2. Challenge escalation: At base level this is just mechanical—understanding the abilities/powers/skills of every player character at your table so that the challenges you throw at them will give you conflict that’s dynamic and entertaining. Conflict should always enhance the story, not bog it down. But the mechanics are only part of this—good DMing requires understanding the growth of your player’s characters well enough to raise the emotional stakes for them as the game—their story—continues. The antagonists of a good game are standins for the internal conflicts facing the characters. Every good story raises the stakes, the further in you get.
Author Lesson: Constantly raise the stakes.
3. Details are relevant except when they’re not: This ties into #5, but it’s tangential enough to warrant its own slot. Good storytelling isn’t about an excess of detail or a dearth of it, but that sweet balance between the two. This is going to vary from person to person, but over time you learn to suss out what details matter, why they matter, and what purpose they serve. Details are like precision strikes to the reader and players emotions, highlighting the relevant at exactly the right moment of the narrative to give the story or the game its mega-ton heart-punch.
Author Lesson: Only use relevant details.
4. The best antagonists are sometimes the characters themselves: Any DM whose stayed in for the long haul of a campaign has learned that the players generate their own best drama. The mistakes they make, and the side-effects of their victories are the meat and potatoes of making a good plot feel viscerally real. People will overcomplicate their lives without the necessary prodding of a single mustache twirling villain or violent cult.
Author Lesson: A characters faults are your best enemies.
5. Know your audience. Play to what they’re here for: A group of players are their own unique sub-genre. A good group syncs up their interests in such a way as what each person is putting into and getting from the game enhances the experience for everyone else. In this way, it’s the players differences as much as their similarities that enhance the experience. Regardless, reading this, understanding it, and feeding it is a critical ability for a good DM. You should always be listening to your players, sensing for those things that really excite or repulse them and responding accordingly. Also, this will just plain educate you as to what your strengths are as a storyteller. Knowing your Ideal Reader for any project is important, and I realized after DMing for the same people for a long time that if my story idea excites them, it’ll probably do well with the sort of people I want to reach.
Author Lesson: Understand your ideal audience.
6. An Adventuring Party is a Family: Characters are why we give a shit about any story.

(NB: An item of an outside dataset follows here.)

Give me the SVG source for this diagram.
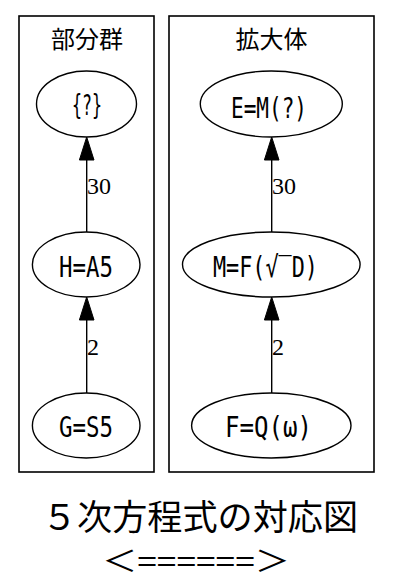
<svg xmlns="http://www.w3.org/2000/svg" width="409" height="585" viewBox="0 0 409 585">
<style>
.cl{fill:none;stroke:#000;stroke-width:1.6}
.nd{fill:#fff;stroke:#000;stroke-width:1.4}
.lb{font-family:"DejaVu Sans Mono","Liberation Mono",monospace;font-size:29px;fill:#000;text-anchor:middle}
.tt{font-family:"Noto Sans CJK JP",sans-serif;font-size:24px;fill:#000;text-anchor:middle}
.el{font-family:"Liberation Serif",serif;font-size:24px;fill:#000}
.ed{stroke:#000;stroke-width:1.4;fill:none}
.bt{font-family:"Noto Sans CJK JP",sans-serif;font-size:35px;fill:#000;text-anchor:middle}
.ar{font-family:"Noto Sans CJK JP",sans-serif;font-size:29px;fill:#000;text-anchor:middle}
</style>
<rect width="409" height="585" fill="#fff"/>
<g id="cluster_sub">
<rect class="cl" x="19" y="16" width="135" height="456"/>
<text class="tt" x="87" y="48">部分群</text>
</g>
<g id="cluster_ext">
<rect class="cl" x="169" y="16" width="205" height="456"/>
<text class="tt" x="271.5" y="48">拡大体</text>
</g>
<g id="connectors">
<line class="ed" x1="86.7" y1="232" x2="86.7" y2="158"/>
<polygon points="86.7,137 79.4,160 94,160" fill="#000" stroke="#000" stroke-width="1"/>
<text class="el" x="87" y="194">30</text>
<line class="ed" x1="86.7" y1="393" x2="86.7" y2="318"/>
<polygon points="86.7,297 79.4,320 94,320" fill="#000" stroke="#000" stroke-width="1"/>
<text class="el" x="87" y="355">2</text>
<line class="ed" x1="271.7" y1="232" x2="271.7" y2="158"/>
<polygon points="271.7,137 264.4,160 279,160" fill="#000" stroke="#000" stroke-width="1"/>
<text class="el" x="272" y="194">30</text>
<line class="ed" x1="271.7" y1="393" x2="271.7" y2="318"/>
<polygon points="271.7,297 264.4,320 279,320" fill="#000" stroke="#000" stroke-width="1"/>
<text class="el" x="272" y="355">2</text>
</g>
<g id="node_unknown">
<ellipse class="nd" cx="86.5" cy="104" rx="50" ry="33"/>
<text class="lb" x="87" y="115" textLength="30" lengthAdjust="spacingAndGlyphs">{?}</text>
</g>
<g id="node_H">
<ellipse class="nd" cx="86.2" cy="264.5" rx="53.8" ry="32.5"/>
<text class="lb" x="86" y="277" textLength="54" lengthAdjust="spacingAndGlyphs">H=A5</text>
</g>
<g id="node_G">
<ellipse class="nd" cx="86.2" cy="425.5" rx="53.8" ry="32.5"/>
<text class="lb" x="86" y="437" textLength="54" lengthAdjust="spacingAndGlyphs">G=S5</text>
</g>
<g id="node_E">
<ellipse class="nd" cx="271.3" cy="104" rx="71" ry="33"/>
<text class="lb" x="269" y="118" textLength="76" lengthAdjust="spacingAndGlyphs">E=M(?)</text>
</g>
<g id="node_M">
<ellipse class="nd" cx="271.3" cy="264.5" rx="88.8" ry="32.5"/>
<text class="lb" x="265.5" y="277" textLength="105" lengthAdjust="spacingAndGlyphs">M=F(√‾D)</text>
</g>
<g id="node_F">
<ellipse class="nd" cx="271.3" cy="425.5" rx="79.7" ry="32.5"/>
<text class="lb" x="268.5" y="437" textLength="87" lengthAdjust="spacingAndGlyphs">F=Q(ω)</text>
</g>
<g id="caption">
<text class="bt" x="200" y="530" textLength="316" lengthAdjust="spacingAndGlyphs">５次方程式の対応図</text>
<text class="ar" x="196" y="572" textLength="188" lengthAdjust="spacingAndGlyphs">＜======＞</text>
</g>
</svg>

Worldbuilding is awesome. Magic, spaceships, science, the chemistry and the sorcery and the swordplay and the explosions—these things all enhance the experience. But a good storyteller, and a good DM never forgets that its the characters and the players that are the actual experience itself. Garnish is nothing by itself, and a stage without its actors is just an empty room lying in wait to become something. For characters to stick together through thick and thin, that element of heart, of caring, needs to be there. Whether you’re telling a tale of bright, hopeful adventure, or a grim dark trek into the bleak and violent, it’s that bond of companionship, of motivating, gut-check caring, that binds people together. A good DM learns this, and fosters it at the table. The character building scenes aren’t superfluous. They’re often downright critical. Bond them, put them through humor and hell and ridiculousness, and before you know it your party is standing together like siblings. And that warmth that starts to flow from the shared experience? That’s your sign that the real magic is about to happen.
Author Lesson: If the characters care about each other, so will your readers.
In conclusion: running a game and writing a book are separate skills. Being good doesn’t automatically equate to skill at the other, but there’s a lot of cross-pollination, and lessons to be taken from parallel art-forms.
Oh, and DMing/GMing a good game, or playing in one? That’s a fucking art form. Never let anyone tell you otherwise.